At the end of the day, Williams says it’s about prudence: “When someone is evaluating from a prudent person standpoint, you need to ask yourself what a prudent person would do in this case. And the only way to do this is to look at what other people have done in the same situation.” Minding what others are doing in such a scenario is not really wrong, he says, “especially for plans that don’t have a big research budget of their own, it’s quite reasonable for them to have a herd approach.”

Bonnar agrees that keeping an eye on your peers is key: “It’s important to know what the rest of the world is doing and it’s important to know when you’re out of step with the rest of the world. But I don’t think it’s important to be the same as the rest of the world,” he says.

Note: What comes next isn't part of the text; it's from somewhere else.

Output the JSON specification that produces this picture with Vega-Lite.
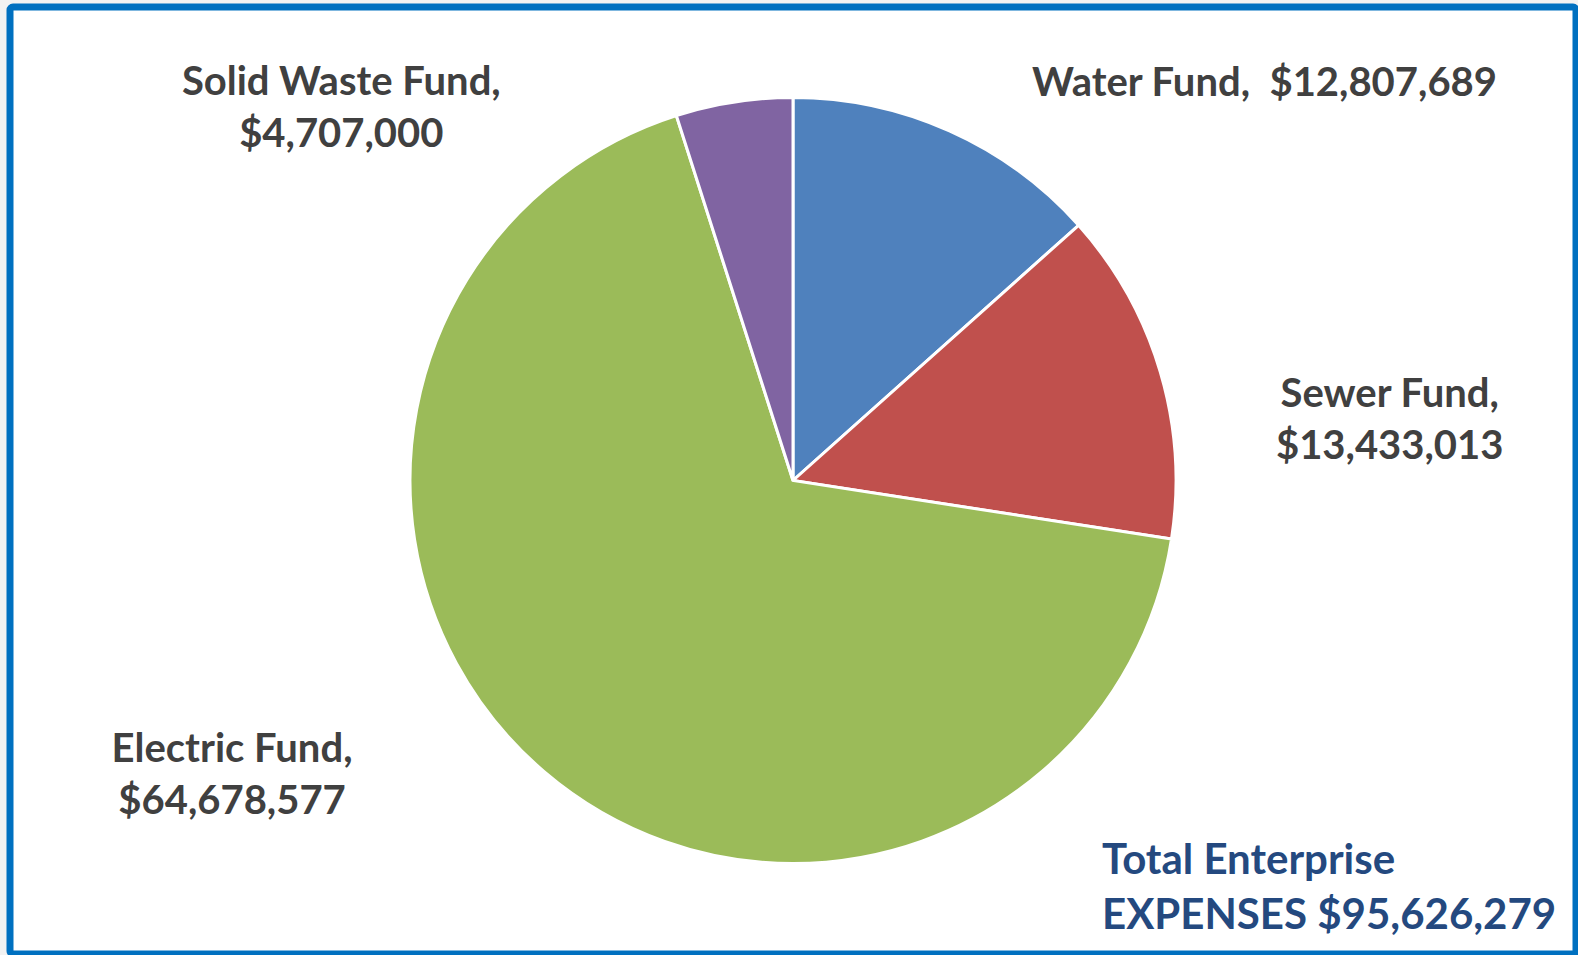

So how can plan sponsors keep an eye on the herd while staying true to their own plan’s needs? Lunn says they’re already arming themselves by becoming more educated about new investment approaches and how they fit into individual portfolios. “Plan sponsors are talking to the consulting and investment management communities and gathering intelligence on how to define better ways to achieve their objectives.”

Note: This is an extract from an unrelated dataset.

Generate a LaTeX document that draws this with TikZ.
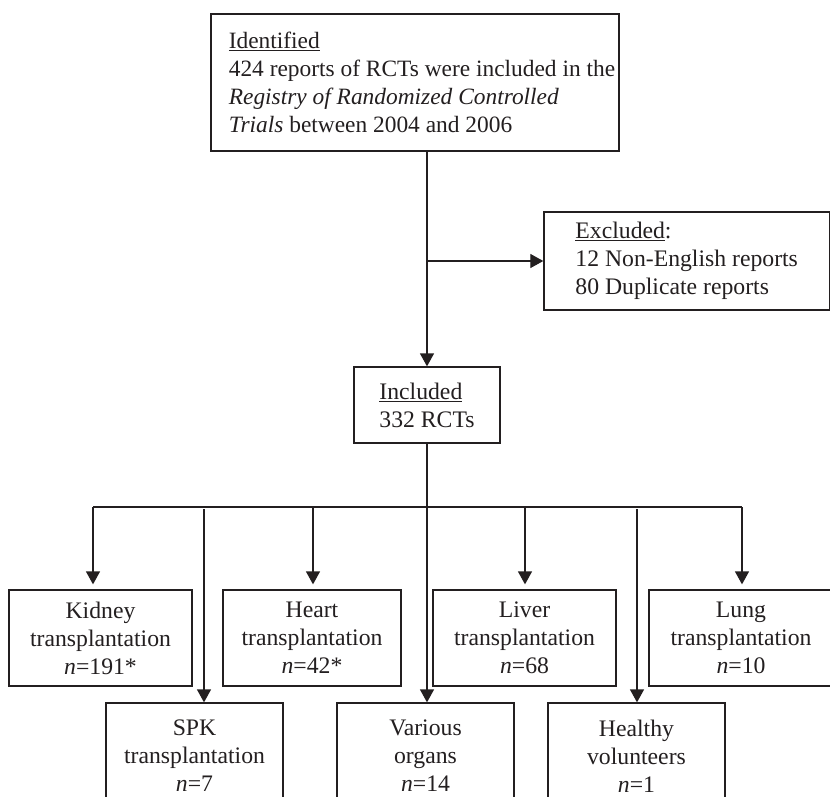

That means looking at non-traditional investments such as hedge funds, portable alpha strategies, emerging markets and real estate. “In addition, some of these asset classes will come to the fore even more with the change in foreign content rules,” he says. “Plan sponsors can look at the bond market more from a global basis rather than a domestic basis.”

Indeed, while some believe that increasingly global options could break up the Canadian herd of pension investors, views are mixed as to whether that will indeed be the case. Recent research by Aon Consulting shows this trend quite clearly: plan sponsors surveyed don’t appear to be making large changes in asset mix as a result of the removal of the cap.

While Aon’s Williams says that this doesn’t necessarily reflect a herd mentality, some plans could be waiting to see what others will do before making the leap. “I suspect it’ll take a couple of years before the effects of the Foreign Property Rule elimination will be fully seen,” he says, noting “we’re not seeing a stampede toward doing asset mix reviews from clients.”

In the end, the herd has both pros and cons among Canadian plan sponsors—and it’s not likely that anyone is going to avoid watching their peers closely in future. Whatever the case, the key in the future for plan sponsors will be treading the fine line between watching what other plans are doing and making sure decisions stay true to what makes sense for their own plan.